Right to Life IV: the natural law

Continuing my series of reflections in the lead up to Saturday's Vigil for Nascent Human Life, today the natural law.

The natural law is that law 'written on our hearts', programmed into us if you will, and that underpins the proper working of society.  The classic encapsulation of it is of course the ten commandments, including the biggie - Thou shalt not kill.

The natural law and clouded minds

The natural law is something we can in theory arrive at through reason, and which drives our instinctive reactions to certain things - such as our natural revulsion at the murder of an infant.

But in practice, cultural beliefs and practices - brainwashing really - can cloud minds, and undermine our natural grasp of the natural law.  That's why we need revelation as well. 

It is this kind of cultural construction and clouding that could allow Hitler to define Jews, gypsies and the disabled as non-humans, whose lives not only could be set at naught but should be.  It is this kind of cultural construction that saw Australia as an empty land there for the taking, and regarded Australia's indigenous people as a doomed race whose inevitable demise should be actively helped along the way by the colonists.

And in our society, this clouding of mind and intellect takes the form of the whole culture of denial around the idea that abortion is murder.

Yet the truth seeps through: the Keli Lane case

Yet such cultural constructions inevitably involve weird contradictions that must generate at least some 'cognitive dissonance', a sense that there is something not quite right about the embedded beliefs of society.

In Australia at the moment the classic example of this must surely be the intense interest in the Keli Lane case.  Ms Lane had five children.  She is accused of concealing the pregnancies in order to maintain her image as a sportwoman.  She is also accused of murdering four of the five (one child was adopted out). 

No one is contesting three of the murders: they were perfectly legally, through abortion. 

She is on trial for the fourth only, because it is allegedly a case of infanticide.  Yet because there is no body, the pattern exposed by her abortions has become part of the Crown's case against her.  And it is her seemingly casual and callous, utilitarian approach that has the tabloids agog. 

Creating cognitive dissonance

But really, even if Lane is found guilty, has she really have done anything more than permitted and even encouraged by our society?  In Victoria, she could potentially have had a legal abortion even after 24 weeks - so why does a few days on the other side matter? 

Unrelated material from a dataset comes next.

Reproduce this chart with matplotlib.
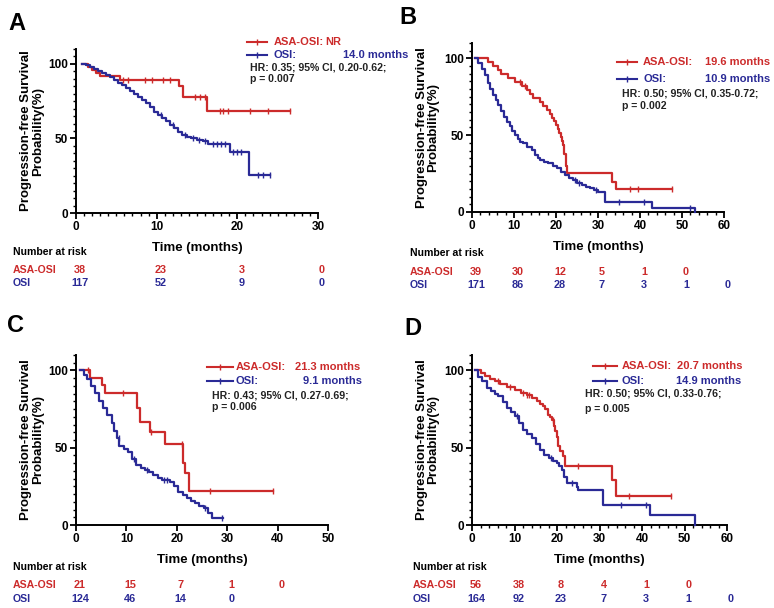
import numpy as np
import matplotlib
matplotlib.use("Agg")
import matplotlib.pyplot as plt
from matplotlib.lines import Line2D
from matplotlib.ticker import MultipleLocator
import matplotlib.transforms as mtransforms

plt.rcParams['font.family'] = ['Liberation Sans', 'DejaVu Sans']

RED = '#cc2b2b'
BLUE = '#2a2a96'

# ---------------- data ----------------
# Panel A
a_asa_t = [0.7, 1.5, 2.0, 2.5, 3.0, 5.4, 12.8, 13.3, 16.3, 26.5]
a_asa_s = [100, 98, 96, 94, 92, 89, 85, 78, 68.5, 68.5]
a_asa_c = [5.8, 6.4, 8.6, 9.4, 10.8, 11.6, 14.7, 15.4, 16.0, 17.8, 18.2, 18.8, 21.6, 23.8, 26.5]
a_osi_t = [0.7, 1.2, 1.7, 2.2, 2.7, 3.2, 3.7, 4.2, 4.7, 5.2, 5.7, 6.2, 6.7, 7.2, 7.7, 8.2, 8.7,
           9.2, 9.7, 10.2, 10.7, 11.2, 11.7, 12.2, 12.7, 13.2, 13.7, 14.3, 15.0, 15.7, 16.4,
           17.2, 19.1, 21.5, 24.0]
a_osi_s = [100, 99, 98, 96.5, 95, 94, 92.5, 91, 89, 87.5, 86, 84, 82, 80, 78, 76, 74,
           71, 68, 66, 64, 61.5, 59, 57, 54, 52, 51, 50, 49, 48, 46.5,
           46, 41, 25.5, 25.5]
a_osi_c = [10.5, 12.0, 13.5, 14.5, 15.2, 16.0, 17.0, 17.5, 18.0, 18.5, 19.5, 20.0, 20.5, 22.5, 23.2, 24.0]

# Panel B
b_asa_t = [0.7, 3.9, 5.0, 6.3, 7.0, 8.6, 10.2, 12.0, 13.0, 13.8, 14.5, 16.2, 17.0, 17.8, 18.5,
           19.0, 19.5, 20.0, 20.5, 20.8, 21.1, 21.4, 21.7, 22.0, 22.3, 22.6, 33.3, 34.2, 47.5]
b_asa_s = [100, 97.4, 94.9, 92.3, 89.7, 87.2, 84.6, 82, 79.5, 76.9, 74.4, 71.8, 69.2, 66.7, 64,
           61.5, 59, 56.4, 53.8, 51.3, 48.7, 46.2, 43.6, 38, 30, 25.1, 19.8, 14.9, 14.9]
b_asa_c = [11.5, 12.5, 37.5, 39.5, 47.5]
b_osi_t = [0.7, 1.5, 2.3, 3.0, 3.7, 4.3, 5.0, 5.7, 6.3, 7.0, 7.7, 8.3, 9.0, 9.6, 10.2, 10.9,
           11.5, 12.2, 13.0, 14.2, 15.0, 15.6, 16.2, 17.2, 18.2, 19.2, 20.2, 21.2, 22.1, 23.1,
           24.1, 25.1, 26.1, 27.1, 28.1, 29.1, 30.1, 31.7, 42.8, 53.0]
b_osi_s = [100, 97, 93, 89, 84, 80, 76, 73, 69.5, 65.5, 62, 58.6, 56, 53, 50, 47.5,
           45.5, 44.6, 42.5, 40.3, 37, 35, 33.8, 32.5, 31.6, 30, 28.4, 26, 24, 22.3,
           20.8, 19, 17.5, 16.2, 15.4, 14, 13.2, 6.7, 2.4, 0]
b_osi_c = [24.5, 25.5, 29.5, 35.0, 41.0, 52.0]

# Panel C
c_asa_t = [0.8, 2.8, 5.2, 5.75, 12.2, 12.7, 14.7, 17.7, 21.2, 21.6, 22.4, 39.1]
c_asa_s = [100, 95.2, 90.5, 85.7, 76, 66.4, 60, 52.6, 40, 33.5, 22.3, 22.3]
c_asa_c = [2.4, 9.4, 14.9, 21.0, 26.6, 39.1]
c_osi_t = [0.8, 1.5, 2.1, 2.9, 3.8, 4.6, 5.4, 6.2, 7.1, 7.6, 8.1, 8.6, 9.5, 10.4, 11.2, 12.0,
           12.8, 13.7, 14.5, 15.3, 16.2, 17.0, 18.7, 19.5, 20.3, 21.2, 22.0, 22.8, 23.6, 24.5,
           25.3, 26.1, 26.9, 29.2]
c_osi_s = [100, 97, 94.2, 90, 85.5, 80.5, 75.8, 71, 66, 61, 56, 51, 49, 47, 43, 39,
           37, 35.7, 34, 32.5, 30.5, 29.2, 28.1, 25, 21.6, 19.5, 17.3, 15.5, 14, 12.5,
           10.8, 8, 4.3, 4.3]
c_osi_c = [8.5, 11.5, 14.0, 17.5, 18.0, 25.5, 29.0]

# Panel D
d_asa_t = [0.8, 2.0, 3.1, 4.2, 5.4, 6.6, 8.2, 10.0, 11.5, 13.0, 14.0, 15.2, 16.0, 16.6, 17.2,
           17.8, 18.3, 18.75, 19.2, 19.5, 20.0, 20.3, 20.8, 21.5, 21.9, 32.9, 33.8, 46.8]
d_asa_s = [100, 98.2, 96.4, 94.6, 92.9, 91.1, 89.3, 87.5, 85.7, 83.9, 82.1, 80.4, 78.6, 76.8, 75,
           71.4, 69.6, 67.9, 64.3, 60.7, 57, 51, 48, 44.4, 38, 29.2, 19, 19]
d_asa_c = [6.0, 9.0, 12.0, 13.0, 13.5, 19.0, 25.0, 37.0, 46.8]
d_osi_t = [0.8, 1.5, 2.3, 3.5, 4.5, 5.3, 6.2, 7.2, 8.2, 9.1, 10.1, 11.1, 12.1, 13.0, 14.0, 15.0,
           16.0, 17.0, 18.0, 19.0, 19.9, 20.5, 21.1, 21.7, 22.3, 24.6, 25.0, 30.9, 41.9, 52.5]
d_osi_s = [100, 96, 93, 88.7, 86.5, 85, 83.3, 79.5, 75.8, 73, 70.3, 66, 61.7, 59, 56.3, 52.5,
           48.7, 45.5, 43.3, 41.6, 40, 38, 35.7, 31, 27.1, 24.9, 22.7, 13, 6.5, 0]
d_osi_c = [10.5, 18.5, 23.5, 35.0, 41.0]

# Number at risk
a_risk_t = [0, 10, 20, 30]
a_risk_asa = [38, 23, 3, 0]
a_risk_osi = [117, 52, 9, 0]
b_risk_t = [0, 10, 20, 30, 40, 50, 60]
b_risk_asa = [39, 30, 12, 5, 1, 0]
b_risk_osi = [171, 86, 28, 7, 3, 1, 0]
c_risk_t = [0, 10, 20, 30, 40]
c_risk_asa = [21, 15, 7, 1, 0]
c_risk_osi = [124, 46, 14, 0]
d_risk_t = [0, 10, 20, 30, 40, 50, 60]
d_risk_asa = [56, 38, 8, 4, 1, 0]
d_risk_osi = [164, 92, 23, 7, 3, 1, 0]

# Legend / stats text
a_txt = ("NR", "14.0 months", "HR: 0.35; 95% CI, 0.20-0.62;", "p = 0.007")
b_txt = ("19.6 months", "10.9 months", "HR: 0.50; 95% CI, 0.35-0.72;", "p = 0.002")
c_txt = ("21.3 months", "9.1 months", "HR: 0.43; 95% CI, 0.27-0.69;", "p = 0.006")
d_txt = ("20.7 months", "14.9 months", "HR: 0.50; 95% CI, 0.33-0.76;", "p = 0.005")

W, H = 774, 608
fig = plt.figure(figsize=(W / 100, H / 100), dpi=100)


def fx(x):
    return x / W


def fy(y):
    return 1 - y / H


def km(ax, t, s, cens, color):
    t = np.asarray(t, float)
    s = np.asarray(s, float)
    ax.step(t, s, where='post', color=color, lw=1.6, clip_on=False, zorder=3)
    cens = np.asarray(cens, float)
    idx = np.searchsorted(t, cens, side='right') - 1
    idx = np.clip(idx, 0, len(s) - 1)
    ax.plot(cens, s[idx], ls='none', marker='|', ms=4, mew=1.0, color=color,
            clip_on=False, zorder=4)


def panel(rect, xmax, xminor, curves, letter, letter_pos, legend, txt, risk):
    x0, x1, ytop, ybot = rect
    ax = fig.add_axes([fx(x0), fy(ybot), fx(x1) - fx(x0), fy(ytop) - fy(ybot)])
    for t, s, c, col in curves:
        km(ax, t, s, c, col)
    ax.set_xlim(0, xmax)
    ax.set_ylim(0, 110)
    ax.spines['top'].set_visible(False)
    ax.spines['right'].set_visible(False)
    for sp in ('left', 'bottom'):
        ax.spines[sp].set_linewidth(1.4)
    ax.set_xticks(np.arange(0, xmax + 1, 10))
    ax.set_yticks([0, 50, 100])
    if xminor:
        ax.xaxis.set_minor_locator(MultipleLocator(xminor))
    ax.yaxis.set_minor_locator(MultipleLocator(5))
    ax.tick_params(which='major', length=4, width=1.3, labelsize=8.5, pad=2)
    ax.tick_params(which='minor', length=2.5, width=1.0)
    for lab in ax.get_xticklabels() + ax.get_yticklabels():
        lab.set_fontweight('bold')
    ax.set_xlabel('Time (months)', fontsize=9.5, fontweight='bold', labelpad=6)
    ax.set_ylabel('Progression-free Survival\nProbability(%)', fontsize=9.5,
                  fontweight='bold', labelpad=3, linespacing=1.0)
    # panel letter
    fig.text(fx(letter_pos[0]), fy(letter_pos[1]), letter, fontsize=17,
             fontweight='bold', ha='left', va='center')
    # legend
    lx0, lx1, ly1, ly2, tx, vx1, vx2, hx, hy1, hy2 = legend
    for ly, col in ((ly1, RED), (ly2, BLUE)):
        fig.add_artist(Line2D([fx(lx0), fx(lx1)], [fy(ly), fy(ly)], color=col, lw=1.5))
        fig.add_artist(Line2D([fx((lx0 + lx1) / 2)], [fy(ly)], color=col, marker='|',
                              ms=4, mew=1.0))
    fig.text(fx(tx), fy(ly1), 'ASA-OSI:', color=RED, fontsize=8, fontweight='bold', va='center')
    fig.text(fx(vx1), fy(ly1), txt[0], color=RED, fontsize=8, fontweight='bold', va='center')
    fig.text(fx(tx), fy(ly2), 'OSI:', color=BLUE, fontsize=8, fontweight='bold', va='center')
    fig.text(fx(vx2), fy(ly2), txt[1], color=BLUE, fontsize=8, fontweight='bold', va='center')
    fig.text(fx(hx), fy(hy1), txt[2], color='#222222', fontsize=7.6, fontweight='bold', va='center')
    fig.text(fx(hx), fy(hy2), txt[3], color='#222222', fontsize=7.6, fontweight='bold', va='center')
    # risk table
    rx, ry0, ry1, ry2, rt, rasa, rosi = risk
    fig.text(fx(rx), fy(ry0), 'Number at risk', fontsize=7.6, fontweight='bold', va='center')
    fig.text(fx(rx), fy(ry1), 'ASA-OSI', color=RED, fontsize=7.6, fontweight='bold', va='center')
    fig.text(fx(rx), fy(ry2), 'OSI', color=BLUE, fontsize=7.6, fontweight='bold', va='center')
    off = mtransforms.ScaledTranslation(4 / 100, 0, fig.dpi_scale_trans)
    trans = mtransforms.blended_transform_factory(ax.transData, fig.transFigure) + off
    for i, n in enumerate(rasa):
        fig.text(rt[i], fy(ry1), str(n), color=RED, fontsize=7.8, fontweight='bold',
                 ha='center', va='center', transform=trans)
    for i, n in enumerate(rosi):
        fig.text(rt[i], fy(ry2), str(n), color=BLUE, fontsize=7.8, fontweight='bold',
                 ha='center', va='center', transform=trans)
    return ax


panel((76, 318, 49, 213), 30, 1,
      [(a_asa_t, a_asa_s, a_asa_c, RED), (a_osi_t, a_osi_s, a_osi_c, BLUE)],
      'A', (8, 23),
      (247, 267, 42, 55, 274, 325, 343, 250, 68, 79), a_txt,
      (13, 252, 270, 283, a_risk_t, a_risk_asa, a_risk_osi))

panel((472, 724, 43, 212), 60, 2,
      [(b_asa_t, b_asa_s, b_asa_c, RED), (b_osi_t, b_osi_s, b_osi_c, BLUE)],
      'B', (399, 17),
      (617, 637, 62, 79, 643, 705, 705, 622, 94, 106), b_txt,
      (410, 253, 272, 285, b_risk_t, b_risk_asa, b_risk_osi))

panel((76, 328, 355, 525), 50, None,
      [(c_asa_t, c_asa_s, c_asa_c, RED), (c_osi_t, c_osi_s, c_osi_c, BLUE)],
      'C', (7, 326),
      (207, 233, 367, 381, 236, 295, 303, 212, 396, 407), c_txt,
      (13, 567, 585, 599, c_risk_t, c_risk_asa, c_risk_osi))

panel((472, 727, 355, 525), 60, 2,
      [(d_asa_t, d_asa_s, d_asa_c, RED), (d_osi_t, d_osi_s, d_osi_c, BLUE)],
      'D', (404, 329),
      (593, 617, 366, 381, 622, 677, 676, 585, 394, 409), d_txt,
      (413, 567, 585, 599, d_risk_t, d_risk_asa, d_risk_osi))

fig.savefig('out.png', dpi=100)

The answer of course is that it doesn't.  A child is a child is a child; and murder is murder whenever it occurs.  Whether the child is still in the womb or not is completely irrelevant to objective realities.

Cases like Lane's can help highlight the contradictions and maybe help raise doubts of received views in people's minds.

We should pray for people to start questioning what they have been brainwashed into believing.